**DATA LINES:**
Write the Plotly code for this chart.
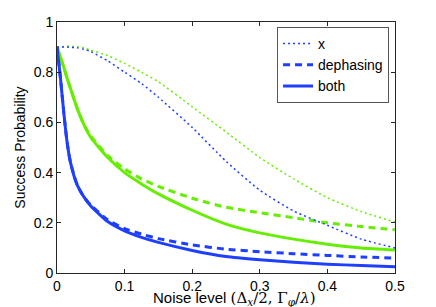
import plotly.graph_objects as go

noise = [0, 0.005, 0.01, 0.015, 0.02, 0.03, 0.04, 0.05, 0.075, 0.1, 0.125, 0.15,
         0.2, 0.25, 0.3, 0.35, 0.4, 0.45, 0.5]

blue_x = [0.9, 0.9, 0.9, 0.9, 0.899, 0.897, 0.891, 0.882, 0.845, 0.80, 0.755, 0.70,
          0.58, 0.445, 0.33, 0.247, 0.19, 0.135, 0.10]
blue_dephasing = [0.9, 0.78, 0.64, 0.52, 0.44, 0.35, 0.302, 0.27, 0.212, 0.177, 0.155, 0.137,
                  0.112, 0.095, 0.085, 0.077, 0.07, 0.064, 0.059]
blue_both = [0.9, 0.78, 0.64, 0.52, 0.44, 0.35, 0.302, 0.267, 0.205, 0.168, 0.142, 0.122,
             0.09, 0.066, 0.053, 0.043, 0.035, 0.03, 0.025]

green_x = [0.9, 0.901, 0.902, 0.903, 0.903, 0.902, 0.897, 0.888, 0.866, 0.835, 0.8, 0.762,
           0.662, 0.562, 0.46, 0.375, 0.30, 0.245, 0.203]
green_dephasing = [0.9, 0.86, 0.82, 0.775, 0.735, 0.655, 0.59, 0.545, 0.468, 0.415, 0.375, 0.345,
                   0.298, 0.262, 0.24, 0.22, 0.2, 0.185, 0.172]
green_both = [0.9, 0.86, 0.82, 0.775, 0.735, 0.655, 0.59, 0.54, 0.46, 0.40, 0.355, 0.315,
              0.25, 0.195, 0.16, 0.135, 0.115, 0.10, 0.092]

BLUE = "#1f3fff"
GREEN = "#66ee00"
FONT = "Liberation Sans, Arial, sans-serif"

fig = go.Figure()

series = [
    ("x", green_x, GREEN, "2px,3px", 1.5, False),
    ("dephasing", green_dephasing, GREEN, "7px,5px", 3, False),
    ("both", green_both, GREEN, "solid", 3, False),
    ("x", blue_x, BLUE, "2px,3px", 1.5, True),
    ("dephasing", blue_dephasing, BLUE, "7px,5px", 3, True),
    ("both", blue_both, BLUE, "solid", 3, True),
]
for name, ys, col, dash, w, leg in series:
    fig.add_trace(go.Scatter(
        x=noise, y=ys, mode="lines", name=name, showlegend=leg,
        line=dict(color=col, dash=dash, width=w, shape="spline", smoothing=0.6),
    ))

axis_common = dict(
    showgrid=False, zeroline=False, showline=True, linecolor="#262626", linewidth=1,
    mirror="allticks", ticks="inside", ticklen=4, tickcolor="#262626", automargin=False,
    tickfont=dict(family=FONT, size=14, color="black"),
)

fig.update_layout(
    width=428, height=299,
    margin=dict(l=49, r=41, t=14, b=34, autoexpand=False),
    paper_bgcolor="white", plot_bgcolor="white",
    font=dict(family=FONT, size=14, color="black"),
    xaxis=dict(range=[0, 0.5], tickvals=[0, 0.1, 0.2, 0.3, 0.4, 0.5],
               ticktext=["0", "0.1", "0.2", "0.3", "0.4", "0.5"], **axis_common),
    yaxis=dict(range=[0, 1], tickvals=[0, 0.2, 0.4, 0.6, 0.8, 1],
               ticktext=["0", "0.2", "0.4", "0.6", "0.8", "1"], **axis_common),
    legend=dict(x=0.651, y=0.98, xanchor="left", yanchor="top",
                bgcolor="white", bordercolor="#555555", borderwidth=1,
                font=dict(size=14), tracegroupgap=0, itemwidth=30),
    annotations=[
        dict(text="Noise level <span style='font-family:DejaVu Serif;font-size:15px'>(Δ<sub><i>x</i></sub>/2, Γ<sub><i>φ</i></sub>/<i>λ</i>)</span>",
             xref="paper", yref="paper", x=0.525, y=-0.1, xanchor="center", yanchor="middle",
             showarrow=False, font=dict(family=FONT, size=15, color="black")),
        dict(text="Success Probability", textangle=-90,
             xref="paper", yref="paper", x=-0.112, y=0.5, xanchor="center", yanchor="middle",
             showarrow=False, font=dict(family=FONT, size=14, color="black")),
    ],
)

fig.write_html("out.html")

**TASK TO COMPLETE:** Repeat the lines of the listing above verbatim, beginning at its first line and ending at the line containing "fig = go.Figure()", which is included. Omit pictures.

**WRITTEN RESPONSE:**
Write the Plotly code for this chart.
import plotly.graph_objects as go

noise = [0, 0.005, 0.01, 0.015, 0.02, 0.03, 0.04, 0.05, 0.075, 0.1, 0.125, 0.15,
         0.2, 0.25, 0.3, 0.35, 0.4, 0.45, 0.5]

blue_x = [0.9, 0.9, 0.9, 0.9, 0.899, 0.897, 0.891, 0.882, 0.845, 0.80, 0.755, 0.70,
          0.58, 0.445, 0.33, 0.247, 0.19, 0.135, 0.10]
blue_dephasing = [0.9, 0.78, 0.64, 0.52, 0.44, 0.35, 0.302, 0.27, 0.212, 0.177, 0.155, 0.137,
                  0.112, 0.095, 0.085, 0.077, 0.07, 0.064, 0.059]
blue_both = [0.9, 0.78, 0.64, 0.52, 0.44, 0.35, 0.302, 0.267, 0.205, 0.168, 0.142, 0.122,
             0.09, 0.066, 0.053, 0.043, 0.035, 0.03, 0.025]

green_x = [0.9, 0.901, 0.902, 0.903, 0.903, 0.902, 0.897, 0.888, 0.866, 0.835, 0.8, 0.762,
           0.662, 0.562, 0.46, 0.375, 0.30, 0.245, 0.203]
green_dephasing = [0.9, 0.86, 0.82, 0.775, 0.735, 0.655, 0.59, 0.545, 0.468, 0.415, 0.375, 0.345,
                   0.298, 0.262, 0.24, 0.22, 0.2, 0.185, 0.172]
green_both = [0.9, 0.86, 0.82, 0.775, 0.735, 0.655, 0.59, 0.54, 0.46, 0.40, 0.355, 0.315,
              0.25, 0.195, 0.16, 0.135, 0.115, 0.10, 0.092]

BLUE = "#1f3fff"
GREEN = "#66ee00"
FONT = "Liberation Sans, Arial, sans-serif"

fig = go.Figure()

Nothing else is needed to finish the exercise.